-- START EXERCISE INPUTS --
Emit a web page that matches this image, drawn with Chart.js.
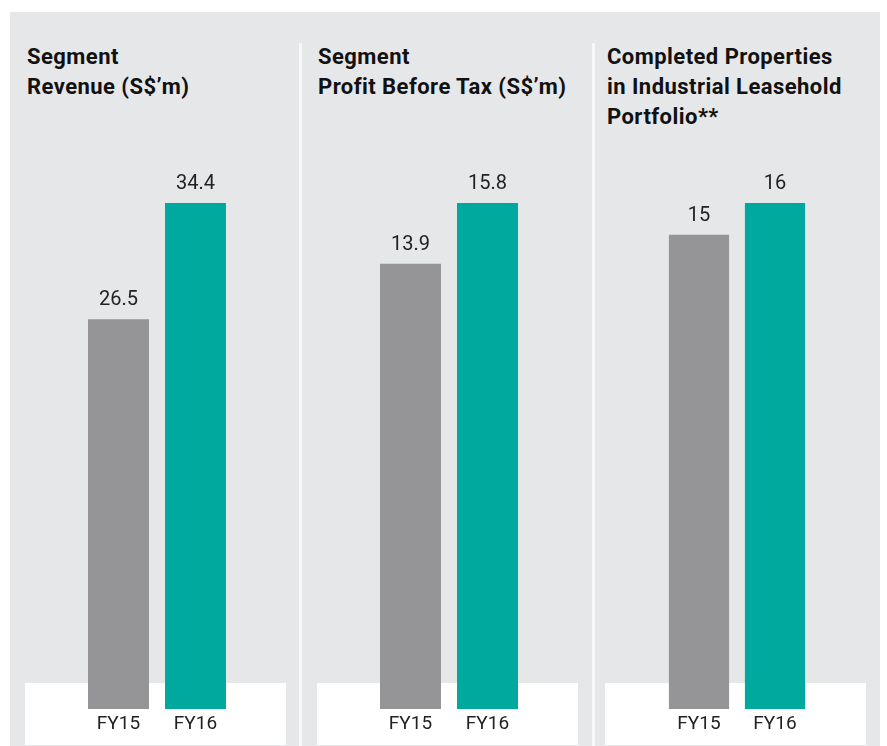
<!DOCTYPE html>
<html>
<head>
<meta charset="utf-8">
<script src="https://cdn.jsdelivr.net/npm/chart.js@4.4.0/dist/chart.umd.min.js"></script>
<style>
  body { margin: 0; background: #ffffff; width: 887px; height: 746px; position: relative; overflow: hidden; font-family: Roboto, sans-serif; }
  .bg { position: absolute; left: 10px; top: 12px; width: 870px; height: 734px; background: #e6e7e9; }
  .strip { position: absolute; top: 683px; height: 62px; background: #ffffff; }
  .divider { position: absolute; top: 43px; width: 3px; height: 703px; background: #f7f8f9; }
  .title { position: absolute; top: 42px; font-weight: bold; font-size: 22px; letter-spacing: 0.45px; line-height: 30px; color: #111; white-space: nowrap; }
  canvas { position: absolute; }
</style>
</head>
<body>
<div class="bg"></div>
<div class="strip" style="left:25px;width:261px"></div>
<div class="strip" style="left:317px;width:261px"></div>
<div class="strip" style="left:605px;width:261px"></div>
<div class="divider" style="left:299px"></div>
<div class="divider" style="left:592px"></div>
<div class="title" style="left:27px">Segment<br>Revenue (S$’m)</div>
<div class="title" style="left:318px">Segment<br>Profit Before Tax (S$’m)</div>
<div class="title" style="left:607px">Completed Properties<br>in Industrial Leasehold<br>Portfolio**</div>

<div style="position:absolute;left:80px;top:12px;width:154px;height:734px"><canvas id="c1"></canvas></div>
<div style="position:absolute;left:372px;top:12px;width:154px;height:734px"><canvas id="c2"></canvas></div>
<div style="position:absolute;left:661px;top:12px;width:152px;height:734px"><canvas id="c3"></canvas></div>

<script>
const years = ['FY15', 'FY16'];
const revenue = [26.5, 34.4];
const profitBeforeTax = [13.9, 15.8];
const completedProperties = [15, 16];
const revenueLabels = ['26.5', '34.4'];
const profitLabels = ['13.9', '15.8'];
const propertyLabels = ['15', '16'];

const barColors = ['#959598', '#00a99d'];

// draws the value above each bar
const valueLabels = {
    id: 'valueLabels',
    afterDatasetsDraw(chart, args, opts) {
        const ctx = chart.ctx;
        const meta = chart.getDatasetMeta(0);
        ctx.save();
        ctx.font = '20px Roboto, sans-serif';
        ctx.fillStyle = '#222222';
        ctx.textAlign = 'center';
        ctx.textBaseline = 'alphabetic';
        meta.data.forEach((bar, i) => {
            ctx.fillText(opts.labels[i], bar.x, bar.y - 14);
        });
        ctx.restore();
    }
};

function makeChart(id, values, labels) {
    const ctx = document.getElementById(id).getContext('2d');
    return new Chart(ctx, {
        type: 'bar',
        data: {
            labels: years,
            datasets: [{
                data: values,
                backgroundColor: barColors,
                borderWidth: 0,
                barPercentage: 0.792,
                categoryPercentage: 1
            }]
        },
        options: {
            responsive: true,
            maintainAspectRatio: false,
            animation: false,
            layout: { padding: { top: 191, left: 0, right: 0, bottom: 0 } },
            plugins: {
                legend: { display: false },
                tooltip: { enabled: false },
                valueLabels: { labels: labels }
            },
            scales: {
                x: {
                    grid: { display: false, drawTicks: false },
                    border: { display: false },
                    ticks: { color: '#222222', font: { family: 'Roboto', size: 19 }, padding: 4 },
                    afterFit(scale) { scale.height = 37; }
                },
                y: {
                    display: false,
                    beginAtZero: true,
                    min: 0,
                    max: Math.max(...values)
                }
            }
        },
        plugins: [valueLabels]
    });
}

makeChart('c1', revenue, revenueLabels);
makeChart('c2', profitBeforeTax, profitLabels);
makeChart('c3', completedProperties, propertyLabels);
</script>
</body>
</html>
-- END EXERCISE INPUTS --
-- START EXERCISE INPUTS --
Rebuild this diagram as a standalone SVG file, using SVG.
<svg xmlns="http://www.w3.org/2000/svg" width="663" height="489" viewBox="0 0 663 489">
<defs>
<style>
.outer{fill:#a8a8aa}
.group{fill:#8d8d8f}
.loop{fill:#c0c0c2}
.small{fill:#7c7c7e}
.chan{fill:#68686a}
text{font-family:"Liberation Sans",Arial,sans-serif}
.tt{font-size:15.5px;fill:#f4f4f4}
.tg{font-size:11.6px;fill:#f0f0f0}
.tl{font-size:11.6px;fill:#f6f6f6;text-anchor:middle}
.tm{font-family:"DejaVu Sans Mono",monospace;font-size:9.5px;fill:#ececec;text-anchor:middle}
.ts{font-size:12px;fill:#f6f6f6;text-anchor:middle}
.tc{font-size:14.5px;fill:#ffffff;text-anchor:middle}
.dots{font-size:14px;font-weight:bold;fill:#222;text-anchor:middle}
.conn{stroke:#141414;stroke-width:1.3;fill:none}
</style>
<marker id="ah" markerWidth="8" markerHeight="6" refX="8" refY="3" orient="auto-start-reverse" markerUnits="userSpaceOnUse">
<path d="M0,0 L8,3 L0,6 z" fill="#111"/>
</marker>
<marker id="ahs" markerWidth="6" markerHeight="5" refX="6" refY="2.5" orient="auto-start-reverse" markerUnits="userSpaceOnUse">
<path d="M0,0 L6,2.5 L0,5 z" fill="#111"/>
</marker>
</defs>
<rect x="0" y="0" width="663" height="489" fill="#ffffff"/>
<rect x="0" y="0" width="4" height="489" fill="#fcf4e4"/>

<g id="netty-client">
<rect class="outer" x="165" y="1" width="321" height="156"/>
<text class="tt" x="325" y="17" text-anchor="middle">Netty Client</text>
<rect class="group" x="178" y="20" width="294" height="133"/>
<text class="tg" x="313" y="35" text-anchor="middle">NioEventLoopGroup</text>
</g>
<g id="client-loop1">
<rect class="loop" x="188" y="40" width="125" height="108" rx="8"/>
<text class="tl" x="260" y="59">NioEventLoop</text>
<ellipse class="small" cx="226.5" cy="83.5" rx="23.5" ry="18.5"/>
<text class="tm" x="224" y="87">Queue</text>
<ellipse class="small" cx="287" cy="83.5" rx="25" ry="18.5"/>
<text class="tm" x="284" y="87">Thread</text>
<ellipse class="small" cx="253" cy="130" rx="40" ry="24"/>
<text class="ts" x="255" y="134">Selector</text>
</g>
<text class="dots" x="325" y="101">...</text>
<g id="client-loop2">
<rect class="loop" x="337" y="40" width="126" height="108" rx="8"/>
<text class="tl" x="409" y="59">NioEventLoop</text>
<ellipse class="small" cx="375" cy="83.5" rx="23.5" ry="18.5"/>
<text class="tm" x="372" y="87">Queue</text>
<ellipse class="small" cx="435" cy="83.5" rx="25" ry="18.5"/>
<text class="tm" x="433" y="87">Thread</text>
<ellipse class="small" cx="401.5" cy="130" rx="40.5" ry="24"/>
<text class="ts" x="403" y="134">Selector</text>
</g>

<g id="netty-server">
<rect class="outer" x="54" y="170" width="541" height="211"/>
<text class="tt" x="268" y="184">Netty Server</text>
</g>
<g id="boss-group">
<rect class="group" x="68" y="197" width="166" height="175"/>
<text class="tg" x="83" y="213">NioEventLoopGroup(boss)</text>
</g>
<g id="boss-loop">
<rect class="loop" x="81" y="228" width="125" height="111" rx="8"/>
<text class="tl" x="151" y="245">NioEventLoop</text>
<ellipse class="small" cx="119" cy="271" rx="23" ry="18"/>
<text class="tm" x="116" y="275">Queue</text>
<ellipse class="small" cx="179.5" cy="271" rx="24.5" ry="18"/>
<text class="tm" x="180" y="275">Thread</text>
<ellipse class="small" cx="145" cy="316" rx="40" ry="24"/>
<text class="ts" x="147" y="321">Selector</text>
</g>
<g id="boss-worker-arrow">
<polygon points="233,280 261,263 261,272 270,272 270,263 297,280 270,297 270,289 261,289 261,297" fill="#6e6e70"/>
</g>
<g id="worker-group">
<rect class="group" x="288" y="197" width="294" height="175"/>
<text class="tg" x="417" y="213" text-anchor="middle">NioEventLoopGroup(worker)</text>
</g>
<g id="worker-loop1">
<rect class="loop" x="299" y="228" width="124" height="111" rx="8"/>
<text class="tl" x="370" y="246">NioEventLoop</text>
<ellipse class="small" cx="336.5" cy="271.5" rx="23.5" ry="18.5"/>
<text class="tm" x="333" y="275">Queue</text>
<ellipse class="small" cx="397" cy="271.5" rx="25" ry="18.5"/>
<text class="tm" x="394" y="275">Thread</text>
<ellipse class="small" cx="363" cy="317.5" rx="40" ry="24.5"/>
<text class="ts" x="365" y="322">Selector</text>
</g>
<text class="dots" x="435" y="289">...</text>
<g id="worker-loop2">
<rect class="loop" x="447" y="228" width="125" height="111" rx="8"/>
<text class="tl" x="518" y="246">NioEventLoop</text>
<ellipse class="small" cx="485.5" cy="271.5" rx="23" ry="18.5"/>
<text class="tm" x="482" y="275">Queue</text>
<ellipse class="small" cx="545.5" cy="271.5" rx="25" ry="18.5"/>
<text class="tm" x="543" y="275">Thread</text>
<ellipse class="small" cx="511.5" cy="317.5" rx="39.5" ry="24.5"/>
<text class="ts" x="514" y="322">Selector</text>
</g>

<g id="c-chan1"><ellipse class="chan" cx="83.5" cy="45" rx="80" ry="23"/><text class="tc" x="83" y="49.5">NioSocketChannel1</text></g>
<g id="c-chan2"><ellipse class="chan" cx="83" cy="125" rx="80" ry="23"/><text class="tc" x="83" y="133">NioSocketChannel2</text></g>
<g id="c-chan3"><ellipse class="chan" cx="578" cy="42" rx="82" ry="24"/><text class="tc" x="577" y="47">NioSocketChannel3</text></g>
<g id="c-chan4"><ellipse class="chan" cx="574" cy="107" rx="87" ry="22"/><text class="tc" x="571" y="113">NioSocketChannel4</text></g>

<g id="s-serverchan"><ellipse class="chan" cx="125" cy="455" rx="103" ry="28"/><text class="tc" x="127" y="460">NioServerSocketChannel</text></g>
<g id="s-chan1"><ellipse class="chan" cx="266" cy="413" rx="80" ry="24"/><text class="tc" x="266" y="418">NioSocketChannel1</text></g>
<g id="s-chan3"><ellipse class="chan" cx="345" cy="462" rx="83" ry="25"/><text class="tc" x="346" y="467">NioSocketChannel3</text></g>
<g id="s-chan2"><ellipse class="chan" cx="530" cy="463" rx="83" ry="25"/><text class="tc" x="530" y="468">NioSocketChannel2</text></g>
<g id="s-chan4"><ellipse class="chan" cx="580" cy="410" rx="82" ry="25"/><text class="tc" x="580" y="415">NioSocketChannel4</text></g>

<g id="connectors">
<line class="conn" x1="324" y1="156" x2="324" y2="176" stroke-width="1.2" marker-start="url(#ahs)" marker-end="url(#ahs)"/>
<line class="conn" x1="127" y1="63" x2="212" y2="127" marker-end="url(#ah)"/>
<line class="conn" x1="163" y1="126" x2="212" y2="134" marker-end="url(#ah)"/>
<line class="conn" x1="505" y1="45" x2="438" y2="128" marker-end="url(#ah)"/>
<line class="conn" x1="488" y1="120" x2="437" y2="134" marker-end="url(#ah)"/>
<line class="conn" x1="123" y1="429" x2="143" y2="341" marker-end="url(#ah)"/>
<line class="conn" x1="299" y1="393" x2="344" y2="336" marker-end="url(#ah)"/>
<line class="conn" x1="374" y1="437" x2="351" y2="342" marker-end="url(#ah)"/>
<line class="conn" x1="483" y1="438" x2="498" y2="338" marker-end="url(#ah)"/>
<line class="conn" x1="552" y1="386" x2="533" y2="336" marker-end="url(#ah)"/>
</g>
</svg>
-- END EXERCISE INPUTS --
WHAT TO DO – Which lines hold the string "this"? Copy all of them from the data above.

FINISHED EXERCISE –
Emit a web page that matches this image, drawn with Chart.js.
Rebuild this diagram as a standalone SVG file, using SVG.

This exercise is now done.